The writer’s journey
Visakan Veerasamy, who has been succesful as an online writer, says this about the creative life:
- rapid success is not as desirable as people think; it’ll be overwhelming and disorienting in a bad way. it’s often better to grow at a steady pace such that you can adapt and learn as you go without unpleasant shocks to your system.
- just as with aging, or with parenting, every stage of a creative’s journey has desirable and undesirable qualities to it. but it can be hard to appreciate in the moment. when you’re a nobody, you might not think to value your freedom and privacy to do/say whatever you like. but once you ‘become somebody’, you’ll likely look back on your earlier obscurity fondly, as a time of innocence. (it’s also true that obscurity can be lonely and isolating for someone who feels like they have something important to say, or are otherwise just yearning for connection.)
- it helps to know the struggles of those who have gone before you. look up the people who were your predecessors; people who had your approximate personality type, pursued your interests, lived out their version of your struggle. reading biographies are especially great because they give you long views of entire lives. many people struggled for decades with little to show for it.
To distill those lessons a bit: (1) no need to find “success” fast (meaning external success) (2) enjoy every stage of the journey and (3) look to people who’ve trod the same path before.
That last one especially resonates with me.
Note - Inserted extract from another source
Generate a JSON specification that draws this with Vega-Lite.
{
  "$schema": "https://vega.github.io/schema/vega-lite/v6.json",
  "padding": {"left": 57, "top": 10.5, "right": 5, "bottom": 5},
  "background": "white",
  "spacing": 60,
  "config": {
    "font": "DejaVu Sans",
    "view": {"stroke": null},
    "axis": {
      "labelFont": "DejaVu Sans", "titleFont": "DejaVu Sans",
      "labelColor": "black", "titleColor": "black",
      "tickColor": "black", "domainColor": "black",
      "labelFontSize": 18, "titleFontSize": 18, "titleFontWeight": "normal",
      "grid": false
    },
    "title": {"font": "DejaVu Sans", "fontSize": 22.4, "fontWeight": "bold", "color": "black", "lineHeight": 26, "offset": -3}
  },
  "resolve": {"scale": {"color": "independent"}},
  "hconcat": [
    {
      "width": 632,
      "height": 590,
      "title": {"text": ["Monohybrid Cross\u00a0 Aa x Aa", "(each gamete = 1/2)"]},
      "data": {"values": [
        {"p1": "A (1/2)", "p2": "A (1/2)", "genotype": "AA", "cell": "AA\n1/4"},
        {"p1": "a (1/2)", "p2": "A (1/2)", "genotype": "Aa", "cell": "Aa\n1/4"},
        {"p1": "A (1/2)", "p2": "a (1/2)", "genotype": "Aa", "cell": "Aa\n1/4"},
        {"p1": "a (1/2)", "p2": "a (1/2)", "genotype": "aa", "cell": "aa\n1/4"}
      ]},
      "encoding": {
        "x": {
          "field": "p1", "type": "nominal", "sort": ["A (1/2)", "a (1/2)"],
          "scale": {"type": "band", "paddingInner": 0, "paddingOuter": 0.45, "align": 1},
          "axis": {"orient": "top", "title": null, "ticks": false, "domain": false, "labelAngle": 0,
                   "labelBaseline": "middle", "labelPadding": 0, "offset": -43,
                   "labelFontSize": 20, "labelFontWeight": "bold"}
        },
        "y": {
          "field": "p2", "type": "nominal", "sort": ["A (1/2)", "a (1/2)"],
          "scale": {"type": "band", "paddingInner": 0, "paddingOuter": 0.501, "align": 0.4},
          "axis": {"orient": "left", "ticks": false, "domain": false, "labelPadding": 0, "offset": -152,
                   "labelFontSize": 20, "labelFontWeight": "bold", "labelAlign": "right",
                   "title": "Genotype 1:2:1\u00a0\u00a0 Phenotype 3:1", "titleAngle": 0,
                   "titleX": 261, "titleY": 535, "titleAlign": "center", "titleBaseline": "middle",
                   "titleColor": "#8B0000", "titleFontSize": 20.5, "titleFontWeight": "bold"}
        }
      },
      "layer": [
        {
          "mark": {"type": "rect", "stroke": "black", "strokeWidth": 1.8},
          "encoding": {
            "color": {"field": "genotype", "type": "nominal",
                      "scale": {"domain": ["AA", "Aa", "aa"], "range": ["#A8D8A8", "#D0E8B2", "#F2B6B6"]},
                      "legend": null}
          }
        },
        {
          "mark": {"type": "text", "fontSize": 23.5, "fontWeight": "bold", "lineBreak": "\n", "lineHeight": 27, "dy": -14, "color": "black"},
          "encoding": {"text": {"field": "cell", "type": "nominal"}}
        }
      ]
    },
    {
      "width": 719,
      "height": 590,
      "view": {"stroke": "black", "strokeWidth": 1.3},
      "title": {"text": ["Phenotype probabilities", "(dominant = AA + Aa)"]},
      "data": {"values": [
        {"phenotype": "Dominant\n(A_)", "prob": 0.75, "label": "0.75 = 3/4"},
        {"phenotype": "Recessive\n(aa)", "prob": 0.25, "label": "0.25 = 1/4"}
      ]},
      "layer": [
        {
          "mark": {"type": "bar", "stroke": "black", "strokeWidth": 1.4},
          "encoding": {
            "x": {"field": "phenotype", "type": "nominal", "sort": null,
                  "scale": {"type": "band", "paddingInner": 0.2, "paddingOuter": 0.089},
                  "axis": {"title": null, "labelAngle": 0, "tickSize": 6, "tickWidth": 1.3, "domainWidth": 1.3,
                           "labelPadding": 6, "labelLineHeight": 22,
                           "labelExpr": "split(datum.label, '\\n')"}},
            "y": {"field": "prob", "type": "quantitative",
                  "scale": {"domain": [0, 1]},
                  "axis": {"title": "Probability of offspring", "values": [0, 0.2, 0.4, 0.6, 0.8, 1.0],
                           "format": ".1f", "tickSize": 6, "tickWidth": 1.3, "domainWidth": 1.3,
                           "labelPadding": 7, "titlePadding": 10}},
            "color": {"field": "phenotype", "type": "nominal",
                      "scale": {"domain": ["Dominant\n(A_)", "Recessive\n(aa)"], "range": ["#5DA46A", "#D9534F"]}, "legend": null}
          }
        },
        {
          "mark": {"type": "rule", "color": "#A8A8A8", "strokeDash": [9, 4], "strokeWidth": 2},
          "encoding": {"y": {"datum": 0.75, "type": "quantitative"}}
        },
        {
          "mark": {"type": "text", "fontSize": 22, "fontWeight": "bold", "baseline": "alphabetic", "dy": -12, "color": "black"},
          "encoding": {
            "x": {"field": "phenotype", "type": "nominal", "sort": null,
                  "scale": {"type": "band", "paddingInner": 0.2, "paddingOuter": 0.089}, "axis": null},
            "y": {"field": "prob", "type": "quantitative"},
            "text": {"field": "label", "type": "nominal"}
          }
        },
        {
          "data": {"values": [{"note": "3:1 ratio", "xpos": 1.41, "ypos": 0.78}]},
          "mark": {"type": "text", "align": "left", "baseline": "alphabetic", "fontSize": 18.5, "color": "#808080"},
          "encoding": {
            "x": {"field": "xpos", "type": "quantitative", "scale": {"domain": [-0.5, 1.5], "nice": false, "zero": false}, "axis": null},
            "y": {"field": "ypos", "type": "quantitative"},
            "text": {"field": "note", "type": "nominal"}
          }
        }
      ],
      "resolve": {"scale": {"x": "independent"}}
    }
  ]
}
I have lately been studying philosophy but not just philosophical ideas, also the shapes of philosopher’s lives.
I learned that Danish philosopher Sóren Kierkegaard, often considered the father of existentialism, died in his forties after producing incredibly profound work that left the world changed.
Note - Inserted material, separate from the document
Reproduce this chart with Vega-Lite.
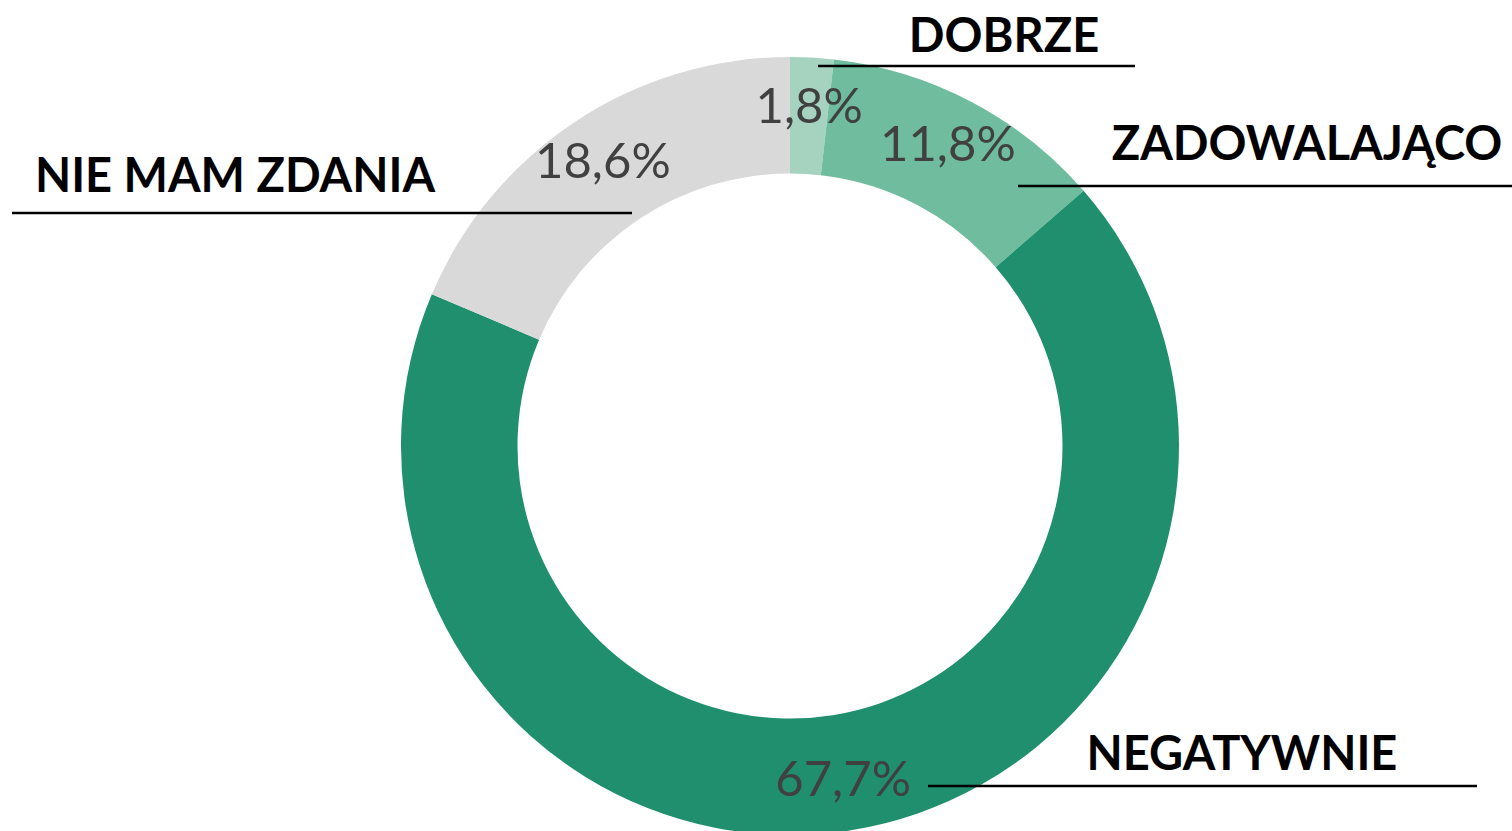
{
  "$schema": "https://vega.github.io/schema/vega-lite/v6.json",
  "width": 1444,
  "height": 770,
  "autosize": {"type": "none"},
  "padding": {"left": 68, "top": 61, "right": 0, "bottom": 0},
  "background": "white",
  "config": {"view": {"stroke": null}},
  "datasets": {
    "slices": [
      {"kategoria": "DOBRZE", "procent": 1.8, "etykieta": "1,8%", "kolej": 1},
      {"kategoria": "ZADOWALAJĄCO", "procent": 11.8, "etykieta": "11,8%", "kolej": 2},
      {"kategoria": "NEGATYWNIE", "procent": 67.7, "etykieta": "67,7%", "kolej": 3},
      {"kategoria": "NIE MAM ZDANIA", "procent": 18.6, "etykieta": "18,6%", "kolej": 4}
    ],
    "callouts": [
      {"kategoria": "DOBRZE", "lx1": 28, "lx2": 345, "ly": 380, "tx": 214, "ty": 394},
      {"kategoria": "ZADOWALAJĄCO", "lx1": 228, "lx2": 722, "ly": 260, "tx": 517, "ty": 286},
      {"kategoria": "NIE MAM ZDANIA", "lx1": -778, "lx2": -158, "ly": 233, "tx": -555, "ty": 254},
      {"kategoria": "NEGATYWNIE", "lx1": 138, "lx2": 687, "ly": -340, "tx": 452, "ty": -324}
    ]
  },
  "layer": [
    {
      "data": {"name": "slices"},
      "mark": {"type": "arc", "innerRadius": 272.5, "outerRadius": 389},
      "encoding": {
        "theta": {"field": "procent", "type": "quantitative", "stack": true},
        "order": {"field": "kolej", "type": "quantitative"},
        "color": {
          "field": "kategoria",
          "type": "nominal",
          "scale": {
            "domain": ["DOBRZE", "ZADOWALAJĄCO", "NEGATYWNIE", "NIE MAM ZDANIA"],
            "range": ["#a6d3bf", "#70bc9f", "#1f8f6e", "#d9d9d9"]
          },
          "legend": null
        }
      }
    },
    {
      "data": {"name": "slices"},
      "mark": {"type": "text", "radius": 339, "font": "Lato", "fontWeight": 400, "fontSize": 49, "fill": "#404040", "align": "center", "baseline": "middle"},
      "encoding": {
        "theta": {"field": "procent", "type": "quantitative", "stack": true},
        "order": {"field": "kolej", "type": "quantitative"},
        "text": {"field": "etykieta", "type": "nominal"}
      }
    },
    {
      "data": {"name": "callouts"},
      "mark": {"type": "rule", "stroke": "#000000", "strokeWidth": 2.5, "clip": false},
      "encoding": {
        "x": {"field": "lx1", "type": "quantitative", "scale": {"domain": [-722, 722], "nice": false, "zero": false}, "axis": null},
        "x2": {"field": "lx2"},
        "y": {"field": "ly", "type": "quantitative", "scale": {"domain": [-385, 385], "nice": false, "zero": false}, "axis": null}
      }
    },
    {
      "data": {"name": "callouts"},
      "mark": {"type": "text", "font": "Lato", "fontWeight": "bold", "fontSize": 47, "fill": "#000000", "align": "center", "baseline": "alphabetic"},
      "encoding": {
        "x": {"field": "tx", "type": "quantitative", "scale": {"domain": [-722, 722], "nice": false, "zero": false}, "axis": null},
        "y": {"field": "ty", "type": "quantitative", "scale": {"domain": [-385, 385], "nice": false, "zero": false}, "axis": null},
        "text": {"field": "kategoria", "type": "nominal"}
      }
    }
  ]
}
Iris Murdoch, in addition to being an esteemed mid-twentieth century philosopher, also was a prolific and celebrated novelist, winning The Booker Prize in 1978 for her novel The Sea, The Sea.
Friedrich Nietzsche was largely a recluse, living in self-imposed solitude for the last decade of his productive life, due to poor health and because he viewed solitude as a necessary state for a free spirit to escape the chains of tradition and conventional thought.
French philosopher and mystic Simone Weil died at age 34 of heart failure in 1943 while working for the Free French government in exile in Britain. She had been restricting her food intake in solidarity with those still living in Nazi-occupied France.
I could tell more true stories of the lives of philosophers that would show how deep and influential philosophical ideas emerge from real human lives lived in many different ways. These stories show me that I must find my own way through this, that my own philosophical ideas might emerge from my own contingent, limited, seemingly mundane life.
That is not to say that I put myself with those intellectual giants, only to say that to create output that influences the world, even in very small ways, can be done in my very own way.
Newsletter topic ideas
I would like to get in the habit of publishing newsletter articles on a weekly-ish basis. I have a few ideas for articles:
- Talk of a Commodity Supercycle: What Does It Mean for Investors and for How the World is Changing?
- Meeting Life Recklessly When You Don’t Know What the Future Holds: A New Philosophy for Changing Times
- Trump Is Not the Problem, He Is a Symptom: The Emergence of Populist Leaders in Debt-Ridden Times
- Why You Should Invest in Gold Redux: It’s Not Too Late
- Can Agentic AI Really Replace SaaS Systems? (probably for my AI newsletter? or merge it into my main one?)
I feel excited about getting started on one of those. Maybe I will today.